=== RAW DATA ===
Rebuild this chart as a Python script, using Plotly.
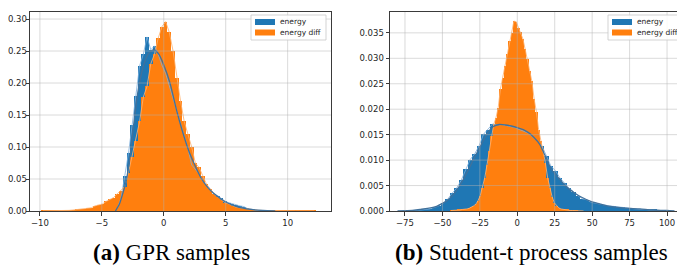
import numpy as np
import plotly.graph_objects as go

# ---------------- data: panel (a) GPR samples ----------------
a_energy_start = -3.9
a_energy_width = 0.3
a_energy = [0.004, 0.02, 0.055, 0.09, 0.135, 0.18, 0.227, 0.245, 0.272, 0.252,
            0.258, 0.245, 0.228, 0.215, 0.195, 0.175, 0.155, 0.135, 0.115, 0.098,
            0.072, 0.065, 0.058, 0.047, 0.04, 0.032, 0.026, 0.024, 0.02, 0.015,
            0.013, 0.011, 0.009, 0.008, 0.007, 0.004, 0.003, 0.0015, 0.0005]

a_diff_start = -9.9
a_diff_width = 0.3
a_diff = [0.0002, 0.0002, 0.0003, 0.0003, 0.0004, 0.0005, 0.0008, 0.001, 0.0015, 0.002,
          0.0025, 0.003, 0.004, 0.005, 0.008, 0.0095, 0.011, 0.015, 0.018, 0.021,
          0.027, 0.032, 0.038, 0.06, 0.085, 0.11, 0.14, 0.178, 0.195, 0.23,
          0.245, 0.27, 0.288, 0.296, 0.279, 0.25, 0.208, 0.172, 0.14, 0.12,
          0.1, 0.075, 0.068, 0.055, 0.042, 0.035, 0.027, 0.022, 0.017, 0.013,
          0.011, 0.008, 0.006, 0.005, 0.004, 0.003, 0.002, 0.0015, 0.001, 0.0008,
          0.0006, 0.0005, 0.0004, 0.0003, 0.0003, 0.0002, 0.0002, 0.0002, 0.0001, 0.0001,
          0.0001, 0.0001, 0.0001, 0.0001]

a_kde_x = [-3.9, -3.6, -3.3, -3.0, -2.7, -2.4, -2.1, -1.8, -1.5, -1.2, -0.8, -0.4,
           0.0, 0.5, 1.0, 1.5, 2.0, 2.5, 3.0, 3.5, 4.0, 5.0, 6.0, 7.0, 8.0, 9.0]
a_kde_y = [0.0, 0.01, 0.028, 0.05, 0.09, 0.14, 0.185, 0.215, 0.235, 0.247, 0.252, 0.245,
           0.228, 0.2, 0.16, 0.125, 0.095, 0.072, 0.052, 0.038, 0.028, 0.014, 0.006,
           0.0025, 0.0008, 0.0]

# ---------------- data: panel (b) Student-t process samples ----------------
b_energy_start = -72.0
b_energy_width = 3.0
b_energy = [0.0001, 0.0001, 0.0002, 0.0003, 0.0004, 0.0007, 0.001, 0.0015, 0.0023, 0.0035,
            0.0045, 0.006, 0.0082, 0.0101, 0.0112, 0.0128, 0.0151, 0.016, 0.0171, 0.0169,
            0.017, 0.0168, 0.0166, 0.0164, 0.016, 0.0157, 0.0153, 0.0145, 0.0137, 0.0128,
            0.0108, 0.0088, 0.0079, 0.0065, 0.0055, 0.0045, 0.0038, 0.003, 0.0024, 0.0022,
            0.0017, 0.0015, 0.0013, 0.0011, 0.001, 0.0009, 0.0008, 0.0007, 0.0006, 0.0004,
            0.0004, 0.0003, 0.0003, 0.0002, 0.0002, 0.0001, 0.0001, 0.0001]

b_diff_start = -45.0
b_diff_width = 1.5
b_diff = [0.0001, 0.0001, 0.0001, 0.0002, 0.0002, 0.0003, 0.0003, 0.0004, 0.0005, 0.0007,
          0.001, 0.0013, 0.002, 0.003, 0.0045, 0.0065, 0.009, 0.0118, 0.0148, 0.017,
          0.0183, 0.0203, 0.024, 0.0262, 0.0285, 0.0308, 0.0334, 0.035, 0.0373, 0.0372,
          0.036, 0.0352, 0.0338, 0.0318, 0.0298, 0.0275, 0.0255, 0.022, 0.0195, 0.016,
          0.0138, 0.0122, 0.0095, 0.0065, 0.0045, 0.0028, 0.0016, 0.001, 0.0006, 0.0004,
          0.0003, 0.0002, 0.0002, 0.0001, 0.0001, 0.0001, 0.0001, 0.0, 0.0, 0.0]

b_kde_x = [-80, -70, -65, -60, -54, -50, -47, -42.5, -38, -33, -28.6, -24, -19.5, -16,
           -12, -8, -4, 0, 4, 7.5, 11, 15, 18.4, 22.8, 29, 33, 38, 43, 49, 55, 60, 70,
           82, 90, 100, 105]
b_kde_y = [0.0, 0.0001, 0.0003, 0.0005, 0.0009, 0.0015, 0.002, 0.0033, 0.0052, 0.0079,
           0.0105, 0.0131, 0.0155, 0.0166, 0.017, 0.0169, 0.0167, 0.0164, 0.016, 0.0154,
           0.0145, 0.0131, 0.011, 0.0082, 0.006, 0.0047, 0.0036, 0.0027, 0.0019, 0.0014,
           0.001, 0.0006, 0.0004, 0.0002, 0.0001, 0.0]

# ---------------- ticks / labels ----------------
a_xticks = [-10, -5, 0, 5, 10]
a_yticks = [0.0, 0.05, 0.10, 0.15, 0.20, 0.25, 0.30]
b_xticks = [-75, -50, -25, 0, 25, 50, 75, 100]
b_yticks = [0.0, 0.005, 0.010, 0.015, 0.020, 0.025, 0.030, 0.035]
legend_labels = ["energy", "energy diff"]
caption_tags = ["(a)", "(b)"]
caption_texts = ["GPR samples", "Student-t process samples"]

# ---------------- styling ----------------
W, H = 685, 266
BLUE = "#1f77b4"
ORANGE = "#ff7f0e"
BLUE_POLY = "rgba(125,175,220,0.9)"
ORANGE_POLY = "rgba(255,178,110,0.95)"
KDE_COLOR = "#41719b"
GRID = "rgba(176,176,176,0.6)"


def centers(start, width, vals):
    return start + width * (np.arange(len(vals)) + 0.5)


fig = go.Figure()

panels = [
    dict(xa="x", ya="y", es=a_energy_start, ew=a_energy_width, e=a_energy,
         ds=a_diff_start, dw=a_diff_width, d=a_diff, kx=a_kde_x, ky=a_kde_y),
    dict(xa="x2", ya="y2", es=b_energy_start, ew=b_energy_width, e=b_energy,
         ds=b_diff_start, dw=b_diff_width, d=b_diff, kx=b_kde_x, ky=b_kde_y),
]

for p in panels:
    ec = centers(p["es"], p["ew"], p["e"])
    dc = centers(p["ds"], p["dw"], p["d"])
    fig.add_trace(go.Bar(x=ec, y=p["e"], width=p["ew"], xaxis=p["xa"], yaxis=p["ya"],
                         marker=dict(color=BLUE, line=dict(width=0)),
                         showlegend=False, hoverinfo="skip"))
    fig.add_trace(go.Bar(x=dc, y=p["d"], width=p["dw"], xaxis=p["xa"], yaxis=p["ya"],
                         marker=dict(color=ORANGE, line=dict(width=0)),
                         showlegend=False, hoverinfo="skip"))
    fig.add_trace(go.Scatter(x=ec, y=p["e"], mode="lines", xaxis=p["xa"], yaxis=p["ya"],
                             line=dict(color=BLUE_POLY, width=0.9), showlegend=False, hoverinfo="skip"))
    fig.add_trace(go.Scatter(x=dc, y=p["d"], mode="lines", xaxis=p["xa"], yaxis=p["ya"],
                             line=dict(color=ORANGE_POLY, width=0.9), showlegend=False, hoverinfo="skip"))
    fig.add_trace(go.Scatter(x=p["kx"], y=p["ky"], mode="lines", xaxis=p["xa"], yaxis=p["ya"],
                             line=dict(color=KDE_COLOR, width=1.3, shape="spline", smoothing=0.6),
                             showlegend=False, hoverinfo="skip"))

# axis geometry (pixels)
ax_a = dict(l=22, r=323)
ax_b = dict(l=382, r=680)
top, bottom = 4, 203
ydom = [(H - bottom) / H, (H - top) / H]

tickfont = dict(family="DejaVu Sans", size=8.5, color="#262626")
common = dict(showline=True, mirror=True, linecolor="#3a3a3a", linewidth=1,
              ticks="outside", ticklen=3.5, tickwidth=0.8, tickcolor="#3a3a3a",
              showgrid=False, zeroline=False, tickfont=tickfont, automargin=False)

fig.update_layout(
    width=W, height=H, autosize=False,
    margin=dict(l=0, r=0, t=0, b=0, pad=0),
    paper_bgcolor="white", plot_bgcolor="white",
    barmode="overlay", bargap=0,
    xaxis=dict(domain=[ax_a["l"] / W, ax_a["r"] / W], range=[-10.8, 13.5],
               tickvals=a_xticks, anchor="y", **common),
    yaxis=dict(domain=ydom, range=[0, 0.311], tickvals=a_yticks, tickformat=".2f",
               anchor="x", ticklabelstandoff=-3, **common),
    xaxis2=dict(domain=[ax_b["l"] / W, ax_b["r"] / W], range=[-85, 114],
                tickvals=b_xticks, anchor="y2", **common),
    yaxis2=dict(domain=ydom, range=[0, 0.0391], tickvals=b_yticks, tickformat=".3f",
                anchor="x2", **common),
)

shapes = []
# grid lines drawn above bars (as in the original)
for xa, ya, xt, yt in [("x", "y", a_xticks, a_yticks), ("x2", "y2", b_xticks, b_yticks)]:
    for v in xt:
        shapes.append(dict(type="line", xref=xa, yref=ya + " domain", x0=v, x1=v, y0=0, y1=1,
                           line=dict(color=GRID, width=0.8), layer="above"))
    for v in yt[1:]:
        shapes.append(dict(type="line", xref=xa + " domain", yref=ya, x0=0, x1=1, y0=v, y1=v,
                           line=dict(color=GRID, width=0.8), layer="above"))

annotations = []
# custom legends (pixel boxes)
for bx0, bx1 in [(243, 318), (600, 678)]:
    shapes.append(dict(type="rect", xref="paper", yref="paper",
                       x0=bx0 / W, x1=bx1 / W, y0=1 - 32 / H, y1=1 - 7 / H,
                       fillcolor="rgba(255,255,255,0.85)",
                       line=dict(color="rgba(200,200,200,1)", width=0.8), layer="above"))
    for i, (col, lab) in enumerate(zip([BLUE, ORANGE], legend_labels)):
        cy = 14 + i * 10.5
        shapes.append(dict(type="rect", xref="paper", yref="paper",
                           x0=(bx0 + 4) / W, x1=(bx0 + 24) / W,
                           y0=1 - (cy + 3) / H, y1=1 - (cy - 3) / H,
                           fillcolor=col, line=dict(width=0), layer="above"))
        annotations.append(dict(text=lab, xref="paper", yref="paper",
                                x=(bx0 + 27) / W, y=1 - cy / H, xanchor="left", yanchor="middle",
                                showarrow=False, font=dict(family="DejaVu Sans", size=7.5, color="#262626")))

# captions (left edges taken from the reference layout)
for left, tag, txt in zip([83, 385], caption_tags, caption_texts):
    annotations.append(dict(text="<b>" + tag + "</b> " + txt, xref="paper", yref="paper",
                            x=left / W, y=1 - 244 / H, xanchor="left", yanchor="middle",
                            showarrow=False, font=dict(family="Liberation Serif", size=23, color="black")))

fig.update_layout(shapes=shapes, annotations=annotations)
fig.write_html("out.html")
===
Everything from the first line to the line with "import plotly.graph_objects as go" must be repeated exactly, and nothing else. Leave the pictures out.

Rebuild this chart as a Python script, using Plotly.
import numpy as np
import plotly.graph_objects as go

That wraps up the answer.